[robocat]

Countries with significant lake hydroelectricity can "store" the solar power (no batteries needed) by reducing flow during the daytime (and increasing flow at nighttime if required).

This is because hydroelectric dams are essentially stores of electricity. No need for pumping or other expensive storage schemes, if you already have one!

This isn't mentioned in the Wikipedia article on the duck curve: I'm not sure why as it is a legitimate storage technology (just an existing one).

[acidburnNSA]

Largely true, in many places. Hydro has a few problems though when scaling: It takes lots of land, and hydro reservoirs become massive sources of biogenic methane, in some cases to the tune that building them is worse than building coal plants (!). Also, hydro is statistically far more dangerous than things like wind, solar, and nuclear. When a big dam fails, lots of people die.

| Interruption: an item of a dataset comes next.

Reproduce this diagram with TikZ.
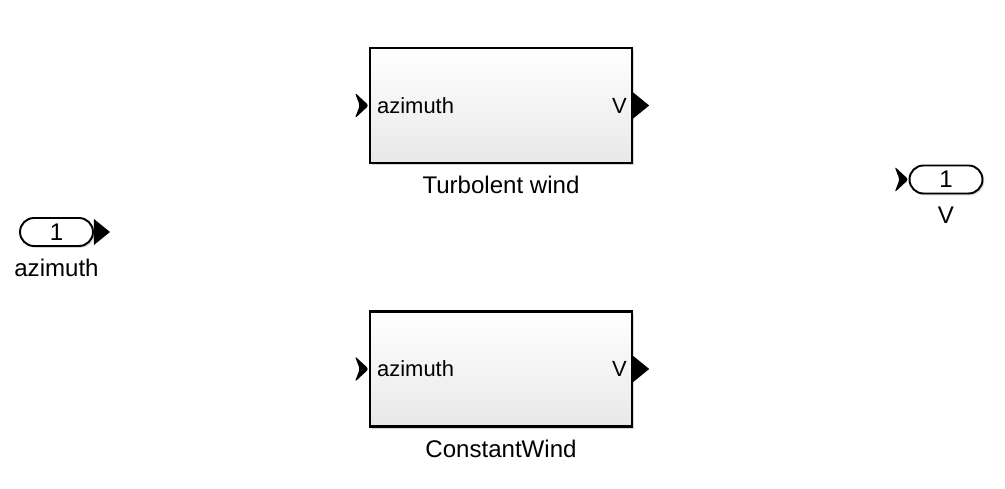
\documentclass[tikz,border=0pt]{standalone}
\usepackage{fontspec}
\setmainfont{Liberation Sans}
\usetikzlibrary{positioning,shadows}

\tikzset{
  blk/.style={draw, line width=1.4pt, minimum width=5.24cm, minimum height=2.3cm,
    top color=white, bottom color=gray!18, inner sep=0pt,
    drop shadow={shadow xshift=1.2pt, shadow yshift=-1.2pt, fill=gray!60}},
  pill/.style={draw, line width=1.1pt, rounded corners=0.28cm, minimum width=1.46cm,
    minimum height=0.56cm, fill=white, inner sep=0pt, font=\fontsize{13.7}{16}\selectfont,
    drop shadow={shadow xshift=1pt, shadow yshift=-1pt, fill=gray!60}},
  lbl/.style={font=\fontsize{13.7}{16}\selectfont, inner sep=1pt},
  inlbl/.style={font=\fontsize{12.5}{15}\selectfont, inner sep=0pt}
}
% output arrow head and input notch of a port
\newcommand{\outtip}[1]{\fill (#1) ++(0,-13) -- ++(16,13) -- ++(-16,13) -- cycle;}
\newcommand{\intip}[1]{\fill[rounded corners=1.5pt] (#1) ++(-14,-13) -- ++(14,13) -- ++(-14,13)
  -- ++(5,-13) -- cycle;}

\begin{document}
\begin{tikzpicture}[x=0.02cm, y=-0.02cm]
  \useasboundingbox (0,0) rectangle (1005,489);
  % subsystem blocks
  \node[blk] (turb) at (501,105.5) {};
  \node[lbl, below=0.2cm of turb] (turblbl) {Turbolent wind};
  \node[blk] (const) at (501,369) {};
  \node[lbl, below=0.2cm of const] (constlbl) {ConstantWind};
  \foreach \b in {turb,const} {
    \node[inlbl, anchor=west] (\b az) at ([xshift=0.16cm]\b.west) {azimuth};
    \node[inlbl, anchor=east] (\b v) at ([xshift=-0.12cm]\b.east) {V};
    \intip{\b.west}
    \outtip{\b.east}
  }
  % inport and outport
  \node[pill] (azin) at (56.5,232) {1};
  \node[lbl, below=0.2cm of azin] (azinlbl) {azimuth};
  \outtip{azin.east}
  \node[pill] (vout) at (946,179.5) {1};
  \node[lbl, below=0.2cm of vout] (voutlbl) {V};
  \intip{vout.west}
\end{tikzpicture}
\end{document}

https://www.researchgate.net/publication/321683340_Understan...

https://journals.plos.org/plosone/article/file?id=10.1371/jo...

[objektif]

I dont think you can just say Hydro is far more dangerous than nuclear. When a nuclear accident happens not only a lot of people lose their lives but the effects are felt for centuries. Lands become inhabitable, generations of people carry the burden.

[acidburnNSA]

You might be surprised! Contrary to popular belief, nuclear energy is among the safest forms of energy production we know. Yes, this includes short and long-term deaths from Chernobyl (50/4000), Fukushima (0/<=1), and Three Mile Island (0/0).

The "Chernobyl" of hydro, of course, was the Banqiao Dam failure, which killed up to 230,000 people. For some reason, very few people know about it, and there are no HBO specials on it. Go figure.

https://www.businessinsider.com/dam-safety-statistics-risk-o...

https://ourworldindata.org/what-is-the-safest-form-of-energy

Considering that fossil fuel kills about 4 million people per year via air pollution, year after year, both hydro and nuclear are really safe. Nuclear net saved 1.8 million lives by 2013 (and counting). Hydro probably has a good number like that too.

https://pubs.acs.org/doi/abs/10.1021/es3051197?source=cen

Graphical comparison of nuclear safety vs fossil (not hydro): https://twitter.com/EnergyJvd/status/1183663682552827904/pho...

[erentz]

Hydro plants are already going to be running at full output during the peak demand time when solar is not working. Just because you have solar during that day, which means you get to use less of the stored hydro water during the day, does nothing to increase the generating capacity of the hydro plant at peak time. The turbines and generators are already certain size and turn a certain speed. They don’t get bigger because you used less water at midday.

So to make hydro work as a storage solution you need to build more hydro than what you currently have already to replace fossil generation and make sure you can meet all your evening demand. That is absolutely not going to happen anymore, in developed countries hydro is well tapped and nobody wants more dams or lakes. In developing countries there may be some potential but it won’t meet all demand.

There needs to be another storage solution for solar to become viable in this way.

[robocat]

> Hydro plants are going to be running at full output during the peak demand time when solar is not working.

How do you know that?

During drought periods surely it's not true (if there's not enough water to run them).

The flow of rivers is controlled to some extent (which may prevent saving during the day and generating in evening).

And presumably it might be true in one country, but not another, depending on a raft of factors.

I'm guessing there is data somewhere showing utilisation of hydro during evening.

[erentz]

Part of it is based on previous experience working for the national grid in a hydro rich 80-90% clean generating country. I can’t speak specifically for the US but think about it like this. You need to have enough generating capacity on your grid to meet the peak demand. Which according to this duck graph is when solar is not generating. But we have not overbuilt capacity by some large margin. And hydro is only some portion of that total capacity today. The rest is coal, nuclear, increasingly gas, and some small amount of renewables. Therefore how can hydro alone meet the all of the demand when you remove the goal, gas, etc.

[robocat]

Can your reference some live data?

I had a look at https://www.transpower.co.nz/power-system-live-data

And that showed hydro was running at less than 50% of capacity for one relevant data point.

I am guessing the data series of hydro usage versus capacity is available for NZ. Finding out the constraints and understanding them is more difficult.

Your point of maximum capacity may be true, but we are talking usual daily usage (duck graph) and whether solar can use hydro for that.

In think you are arguing about occasional peak network capacity (e.g. heat wave) which is an outlier and you retain power stations with extremely low utilisations for those abnormal peaks (and ignore green issues).